When Defense Department leaders alert Congress to a national-security threat, Republican lawmakers usually take it seriously. But there's one big exception.
Calved icebergs from the nearby Twin Glaciers are seen floating on the water on July 30, 2013 in Qaqortoq, Greenland.
Calved icebergs from the nearby Twin Glaciers are seen floating on the water on July 30, 2013 in Qaqortoq, Greenland.
In general, when Defense Department leaders alert Congress to a national-security threat, we expect Republican lawmakers to take it seriously. Rebecca Leber reported this week, however, Pentagon concerns about climate change affecting military operations are being ignored by GOP officials.

At a Senate Foreign Relations Committee hearing [on Tuesday], a Department of Defense representative laid out how climate change is exposing its infrastructure in coastal and Arctic regions to rising sea levels and extreme weather, and that it's even impacting decisions like which types of weapons the Pentagon buys. This is only the latest in a series of recent warnings from the military, which raised the issue as far back as George W. Bush's second term. In March, the Pentagon warned, in its Quadrennial Defense Review, that the effects of climate change "are threat multipliers that will aggravate stressors abroad such as poverty, environmental degradation, political instability, and social tensions -- conditions that can enable terrorist activity and other forms of violence." In other words, increased drought and water shortages are likely to trigger fighting over limited resources.

What's striking is the Republicans' indifference.

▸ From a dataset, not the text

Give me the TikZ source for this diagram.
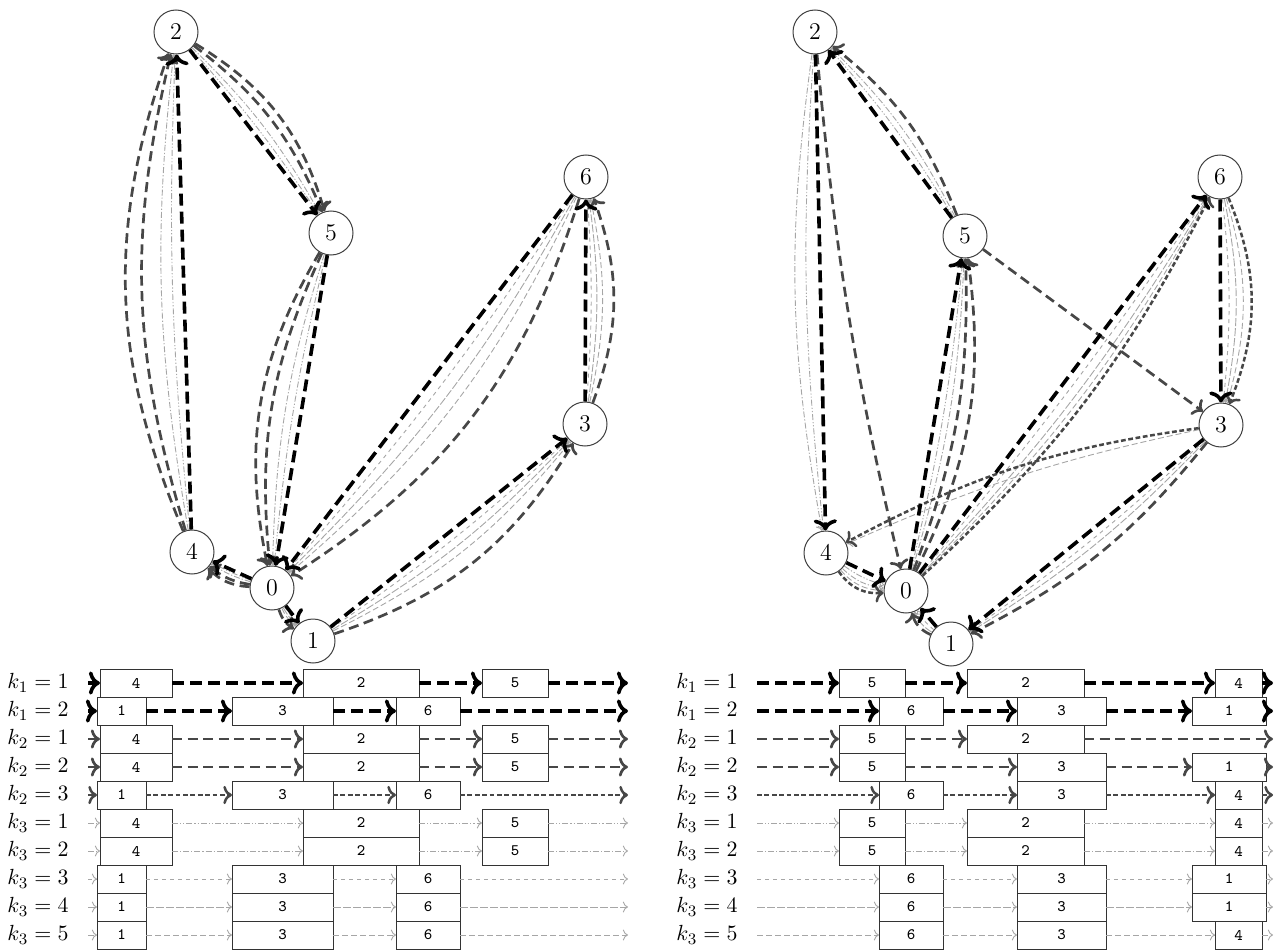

In fact, it's worse than indifference -- GOP lawmakers aren't just ignoring the Pentagon's concerns about climate and national security; they're actually pushing hard in the other direction.
 
Kate Sheppard noted a few months ago that House Republicans "passed an amendment to the National Defense Authorization bill ... that would bar the Department of Defense from using funds to assess climate change and its implications for national security."
 
Rep. David McKinley (R-W.Va.), the sponsor of the measure, argued at the time, "The climate is obviously changing; it has always been changing. With all the unrest around the [world], why should Congress divert funds from the mission of our military and national security to support a political ideology?"
 
The answer, of course, is that climate change and national security, whether the right chooses to acknowledge this or not, are inextricably linked. Telling U.S. military leaders they must bury their heads in the sand because congressional Republicans say so won't help.
 
Indeed, as recently as May, military researchers published a report that GOP lawmakers should at least consider reading.

The accelerating rate of climate change poses a severe risk to national security and acts as a catalyst for global political conflict, a report published Tuesday by a leading government-funded military research organization concluded. The CNA Corporation Military Advisory Board found that climate change-induced drought in the Middle East and Africa is leading to conflicts over food and water and escalating longstanding regional and ethnic tensions into violent clashes. The report also found that rising sea levels are putting people and food supplies in vulnerable coastal regions like eastern India, Bangladesh and the Mekong Delta in Vietnam at risk and could lead to a new wave of refugees.

Similar analyses have been available for years.
 
I suppose the question for congressional Republicans is, do you only listen to the Defense Department's national security concerns when the Pentagon is saying what the GOP wants to hear?